The problem: For the data below, work out how many lines contain the word "image" and supply only that number.

Available data:
=====
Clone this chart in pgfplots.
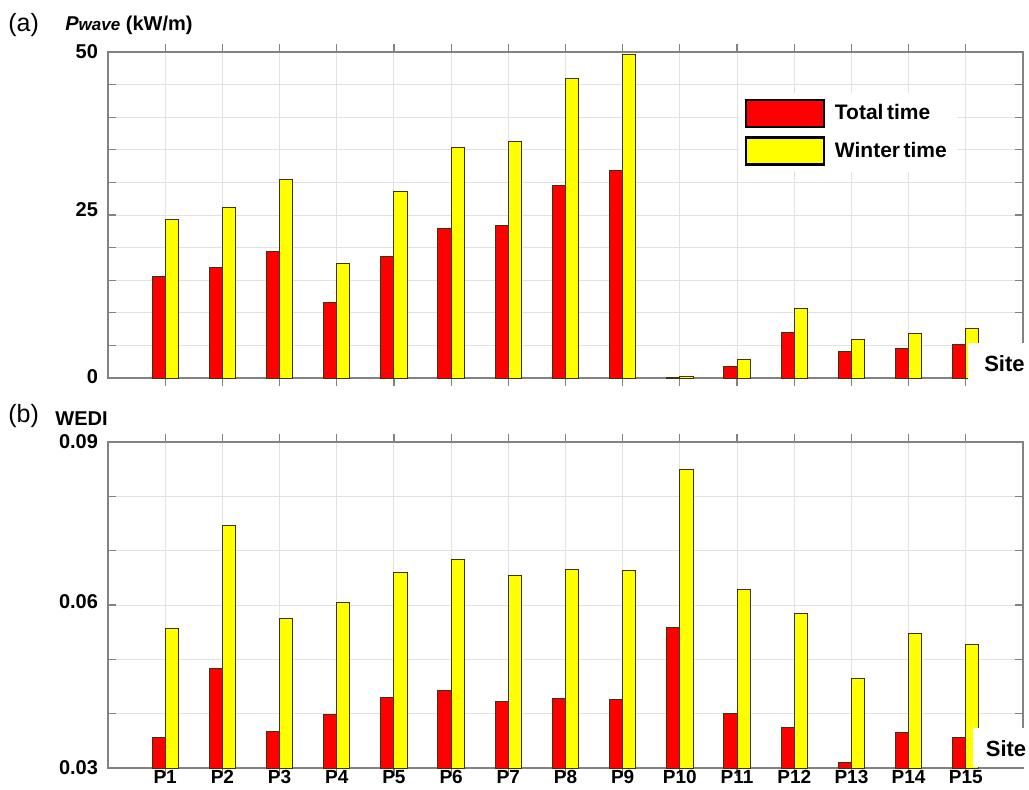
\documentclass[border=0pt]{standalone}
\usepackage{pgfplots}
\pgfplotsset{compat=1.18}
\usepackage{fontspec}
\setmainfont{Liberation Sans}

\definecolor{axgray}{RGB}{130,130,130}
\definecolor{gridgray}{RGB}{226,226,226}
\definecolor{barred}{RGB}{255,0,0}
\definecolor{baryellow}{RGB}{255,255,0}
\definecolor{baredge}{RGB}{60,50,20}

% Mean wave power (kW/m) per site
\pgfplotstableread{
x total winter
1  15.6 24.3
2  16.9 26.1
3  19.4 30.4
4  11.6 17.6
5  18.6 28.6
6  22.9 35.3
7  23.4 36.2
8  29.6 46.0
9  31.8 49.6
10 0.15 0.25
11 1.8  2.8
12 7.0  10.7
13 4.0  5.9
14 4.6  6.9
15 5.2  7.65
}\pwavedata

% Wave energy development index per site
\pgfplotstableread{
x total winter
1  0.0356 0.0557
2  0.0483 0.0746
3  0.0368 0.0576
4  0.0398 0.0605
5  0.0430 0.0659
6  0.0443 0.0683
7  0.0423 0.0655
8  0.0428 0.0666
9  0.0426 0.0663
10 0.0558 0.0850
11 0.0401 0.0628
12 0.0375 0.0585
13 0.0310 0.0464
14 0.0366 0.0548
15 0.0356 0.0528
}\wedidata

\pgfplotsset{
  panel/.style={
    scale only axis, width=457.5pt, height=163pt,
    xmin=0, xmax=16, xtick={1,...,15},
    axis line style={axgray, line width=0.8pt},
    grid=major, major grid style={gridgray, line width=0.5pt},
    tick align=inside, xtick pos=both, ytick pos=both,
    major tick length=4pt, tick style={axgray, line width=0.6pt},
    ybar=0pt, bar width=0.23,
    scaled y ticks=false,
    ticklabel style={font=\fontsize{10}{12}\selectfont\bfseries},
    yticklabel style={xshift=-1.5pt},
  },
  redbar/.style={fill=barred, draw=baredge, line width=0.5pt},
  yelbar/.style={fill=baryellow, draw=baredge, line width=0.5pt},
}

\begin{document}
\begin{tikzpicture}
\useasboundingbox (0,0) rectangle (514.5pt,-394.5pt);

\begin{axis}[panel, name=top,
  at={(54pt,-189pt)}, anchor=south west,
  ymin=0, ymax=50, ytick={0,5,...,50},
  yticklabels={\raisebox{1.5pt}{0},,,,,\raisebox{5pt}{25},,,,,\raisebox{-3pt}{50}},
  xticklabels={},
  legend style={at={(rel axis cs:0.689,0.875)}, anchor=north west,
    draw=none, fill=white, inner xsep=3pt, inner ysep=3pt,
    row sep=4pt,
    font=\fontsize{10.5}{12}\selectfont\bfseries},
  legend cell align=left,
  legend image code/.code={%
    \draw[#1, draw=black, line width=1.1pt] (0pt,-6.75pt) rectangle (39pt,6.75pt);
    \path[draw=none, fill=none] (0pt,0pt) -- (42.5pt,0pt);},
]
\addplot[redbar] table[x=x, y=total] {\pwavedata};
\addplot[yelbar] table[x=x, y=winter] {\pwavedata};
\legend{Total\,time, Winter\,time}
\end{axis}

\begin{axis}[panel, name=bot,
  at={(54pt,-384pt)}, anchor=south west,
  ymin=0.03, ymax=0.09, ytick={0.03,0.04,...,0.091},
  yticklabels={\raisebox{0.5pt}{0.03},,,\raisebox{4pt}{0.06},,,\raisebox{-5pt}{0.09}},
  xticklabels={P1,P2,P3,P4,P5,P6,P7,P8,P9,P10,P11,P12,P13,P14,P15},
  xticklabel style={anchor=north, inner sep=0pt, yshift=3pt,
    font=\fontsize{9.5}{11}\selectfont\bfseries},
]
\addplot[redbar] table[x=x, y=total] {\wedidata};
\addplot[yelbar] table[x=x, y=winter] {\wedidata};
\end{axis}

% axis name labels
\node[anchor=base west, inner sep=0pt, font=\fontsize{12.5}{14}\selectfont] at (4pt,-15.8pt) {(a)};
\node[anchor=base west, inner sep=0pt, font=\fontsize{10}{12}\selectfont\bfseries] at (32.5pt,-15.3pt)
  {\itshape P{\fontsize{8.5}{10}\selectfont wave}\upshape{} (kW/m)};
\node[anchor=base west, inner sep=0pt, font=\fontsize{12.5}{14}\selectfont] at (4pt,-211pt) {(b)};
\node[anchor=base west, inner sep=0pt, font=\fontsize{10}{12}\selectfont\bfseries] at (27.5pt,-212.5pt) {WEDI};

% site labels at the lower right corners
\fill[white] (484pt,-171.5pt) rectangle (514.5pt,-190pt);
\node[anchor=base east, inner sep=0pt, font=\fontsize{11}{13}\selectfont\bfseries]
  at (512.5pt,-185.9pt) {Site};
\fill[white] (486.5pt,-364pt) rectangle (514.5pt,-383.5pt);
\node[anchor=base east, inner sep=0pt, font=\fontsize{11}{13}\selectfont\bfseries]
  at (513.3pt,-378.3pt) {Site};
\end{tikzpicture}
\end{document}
=====
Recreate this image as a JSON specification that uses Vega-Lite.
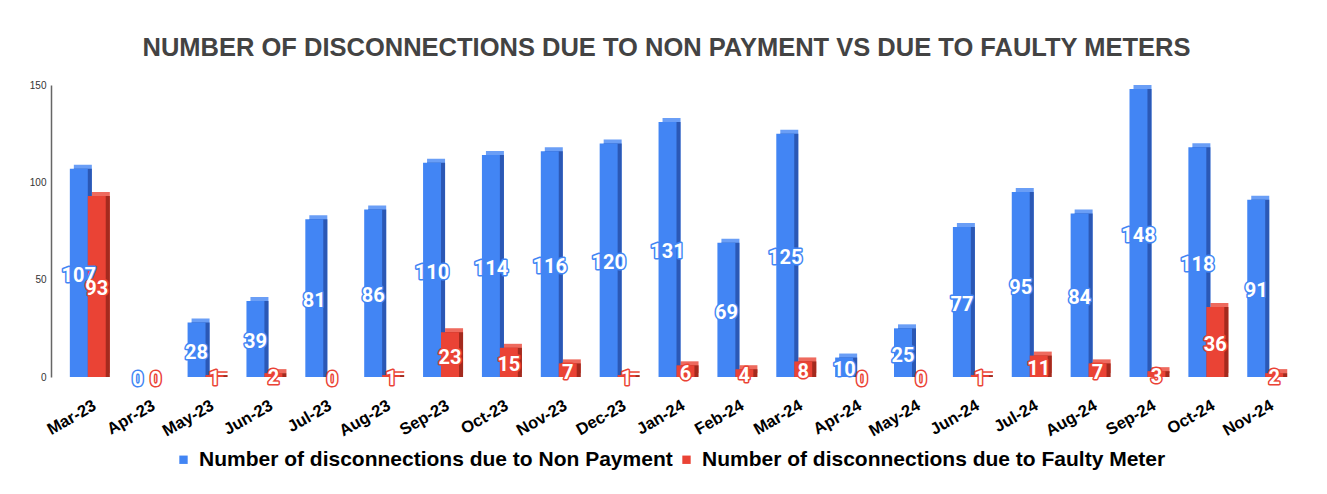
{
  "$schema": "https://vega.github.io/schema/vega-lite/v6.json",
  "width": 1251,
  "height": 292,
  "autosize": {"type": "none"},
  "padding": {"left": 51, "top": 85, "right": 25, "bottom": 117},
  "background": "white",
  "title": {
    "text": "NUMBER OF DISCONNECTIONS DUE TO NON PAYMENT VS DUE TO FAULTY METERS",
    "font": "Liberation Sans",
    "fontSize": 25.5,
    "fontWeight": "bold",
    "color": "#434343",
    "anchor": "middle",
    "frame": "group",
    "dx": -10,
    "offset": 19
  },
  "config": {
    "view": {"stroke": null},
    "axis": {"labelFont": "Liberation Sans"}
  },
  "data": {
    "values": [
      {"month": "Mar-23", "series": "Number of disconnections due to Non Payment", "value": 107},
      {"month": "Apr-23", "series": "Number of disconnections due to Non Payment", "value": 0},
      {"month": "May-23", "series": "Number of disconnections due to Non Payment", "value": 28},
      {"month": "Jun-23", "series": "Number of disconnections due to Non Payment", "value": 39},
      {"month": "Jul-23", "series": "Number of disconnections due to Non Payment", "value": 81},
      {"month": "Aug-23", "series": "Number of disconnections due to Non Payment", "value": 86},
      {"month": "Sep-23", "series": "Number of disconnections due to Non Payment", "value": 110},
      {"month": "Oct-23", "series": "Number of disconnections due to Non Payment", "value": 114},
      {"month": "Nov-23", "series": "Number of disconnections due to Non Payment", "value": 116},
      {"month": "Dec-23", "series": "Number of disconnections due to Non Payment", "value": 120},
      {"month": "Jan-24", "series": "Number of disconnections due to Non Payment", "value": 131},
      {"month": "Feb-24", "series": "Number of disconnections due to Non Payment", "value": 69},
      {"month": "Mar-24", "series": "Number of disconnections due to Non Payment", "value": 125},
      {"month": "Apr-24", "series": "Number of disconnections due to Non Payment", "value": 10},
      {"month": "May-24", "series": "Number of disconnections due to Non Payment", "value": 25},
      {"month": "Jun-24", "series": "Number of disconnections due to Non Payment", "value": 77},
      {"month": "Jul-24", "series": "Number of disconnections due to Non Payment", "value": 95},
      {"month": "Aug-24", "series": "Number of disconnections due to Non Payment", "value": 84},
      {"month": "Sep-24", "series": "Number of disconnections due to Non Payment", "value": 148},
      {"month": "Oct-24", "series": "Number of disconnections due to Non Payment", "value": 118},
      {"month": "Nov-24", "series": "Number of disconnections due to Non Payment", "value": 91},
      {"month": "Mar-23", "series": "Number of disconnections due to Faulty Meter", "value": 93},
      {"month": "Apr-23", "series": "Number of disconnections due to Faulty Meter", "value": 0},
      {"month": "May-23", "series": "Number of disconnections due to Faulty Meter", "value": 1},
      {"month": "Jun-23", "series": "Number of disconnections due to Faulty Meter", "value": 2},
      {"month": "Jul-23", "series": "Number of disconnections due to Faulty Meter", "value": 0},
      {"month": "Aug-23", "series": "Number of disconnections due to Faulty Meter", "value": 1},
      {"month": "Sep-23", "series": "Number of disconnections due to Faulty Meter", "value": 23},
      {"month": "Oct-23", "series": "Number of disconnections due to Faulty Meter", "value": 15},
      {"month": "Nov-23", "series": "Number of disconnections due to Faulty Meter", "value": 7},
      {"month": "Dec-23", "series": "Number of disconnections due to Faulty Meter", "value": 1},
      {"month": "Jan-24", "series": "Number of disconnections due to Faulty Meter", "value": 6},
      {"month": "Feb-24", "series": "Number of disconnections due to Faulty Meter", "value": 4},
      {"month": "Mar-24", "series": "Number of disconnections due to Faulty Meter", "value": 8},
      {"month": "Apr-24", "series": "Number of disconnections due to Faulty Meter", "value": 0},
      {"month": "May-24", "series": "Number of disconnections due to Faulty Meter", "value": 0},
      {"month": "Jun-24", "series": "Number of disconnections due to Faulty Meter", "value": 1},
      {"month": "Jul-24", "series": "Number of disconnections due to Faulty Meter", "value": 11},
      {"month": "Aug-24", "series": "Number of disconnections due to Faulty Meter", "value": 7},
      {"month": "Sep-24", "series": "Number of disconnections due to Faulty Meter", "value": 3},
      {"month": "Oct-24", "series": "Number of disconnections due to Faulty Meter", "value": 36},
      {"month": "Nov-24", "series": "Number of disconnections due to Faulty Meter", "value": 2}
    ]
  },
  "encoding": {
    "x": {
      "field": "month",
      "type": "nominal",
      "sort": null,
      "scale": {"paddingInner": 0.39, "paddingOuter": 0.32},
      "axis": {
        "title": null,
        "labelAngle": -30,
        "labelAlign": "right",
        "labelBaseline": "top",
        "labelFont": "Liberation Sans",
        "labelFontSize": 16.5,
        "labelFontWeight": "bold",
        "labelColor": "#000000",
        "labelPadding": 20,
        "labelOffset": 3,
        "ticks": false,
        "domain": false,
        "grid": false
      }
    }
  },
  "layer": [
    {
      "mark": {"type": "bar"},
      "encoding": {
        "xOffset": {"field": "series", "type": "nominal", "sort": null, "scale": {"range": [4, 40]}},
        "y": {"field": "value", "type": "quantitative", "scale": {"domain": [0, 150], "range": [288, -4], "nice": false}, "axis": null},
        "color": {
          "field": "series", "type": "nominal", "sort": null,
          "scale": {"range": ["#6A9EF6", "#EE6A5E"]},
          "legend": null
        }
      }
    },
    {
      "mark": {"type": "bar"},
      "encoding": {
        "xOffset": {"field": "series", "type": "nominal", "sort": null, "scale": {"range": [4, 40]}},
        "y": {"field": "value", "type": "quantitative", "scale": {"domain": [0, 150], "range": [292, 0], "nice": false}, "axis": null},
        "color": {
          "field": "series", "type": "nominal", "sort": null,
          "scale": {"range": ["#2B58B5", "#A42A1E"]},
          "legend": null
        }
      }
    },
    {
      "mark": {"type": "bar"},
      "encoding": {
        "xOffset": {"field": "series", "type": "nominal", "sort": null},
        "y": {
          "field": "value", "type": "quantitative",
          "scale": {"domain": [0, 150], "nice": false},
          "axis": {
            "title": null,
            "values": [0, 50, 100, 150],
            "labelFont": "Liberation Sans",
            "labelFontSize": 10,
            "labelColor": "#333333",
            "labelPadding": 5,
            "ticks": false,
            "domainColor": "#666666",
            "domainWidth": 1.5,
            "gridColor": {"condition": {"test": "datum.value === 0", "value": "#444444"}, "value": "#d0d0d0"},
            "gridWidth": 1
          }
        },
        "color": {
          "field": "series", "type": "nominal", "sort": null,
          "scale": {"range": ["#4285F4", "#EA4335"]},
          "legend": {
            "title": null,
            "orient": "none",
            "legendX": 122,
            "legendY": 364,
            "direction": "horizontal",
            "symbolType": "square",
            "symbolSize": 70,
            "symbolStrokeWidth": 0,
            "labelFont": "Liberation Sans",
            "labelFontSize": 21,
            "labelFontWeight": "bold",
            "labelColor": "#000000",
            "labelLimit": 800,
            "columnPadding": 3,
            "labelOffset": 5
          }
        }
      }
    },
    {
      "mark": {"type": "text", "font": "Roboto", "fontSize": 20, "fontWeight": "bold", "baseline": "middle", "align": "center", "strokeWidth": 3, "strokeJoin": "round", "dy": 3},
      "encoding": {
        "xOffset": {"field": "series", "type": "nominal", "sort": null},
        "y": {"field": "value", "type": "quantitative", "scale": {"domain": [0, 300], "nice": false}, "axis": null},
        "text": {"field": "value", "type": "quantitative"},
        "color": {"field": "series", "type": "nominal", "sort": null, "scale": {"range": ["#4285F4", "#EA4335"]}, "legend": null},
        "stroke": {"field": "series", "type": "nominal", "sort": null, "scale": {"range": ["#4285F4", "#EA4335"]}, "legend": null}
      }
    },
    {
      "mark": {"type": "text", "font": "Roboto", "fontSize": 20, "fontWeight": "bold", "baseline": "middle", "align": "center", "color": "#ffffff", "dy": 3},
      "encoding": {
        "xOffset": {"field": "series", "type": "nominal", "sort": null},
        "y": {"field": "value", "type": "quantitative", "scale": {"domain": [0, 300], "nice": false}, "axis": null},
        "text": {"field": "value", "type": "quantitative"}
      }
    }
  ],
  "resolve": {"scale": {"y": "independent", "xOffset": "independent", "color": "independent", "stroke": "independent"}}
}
=====
Solution to this task: 2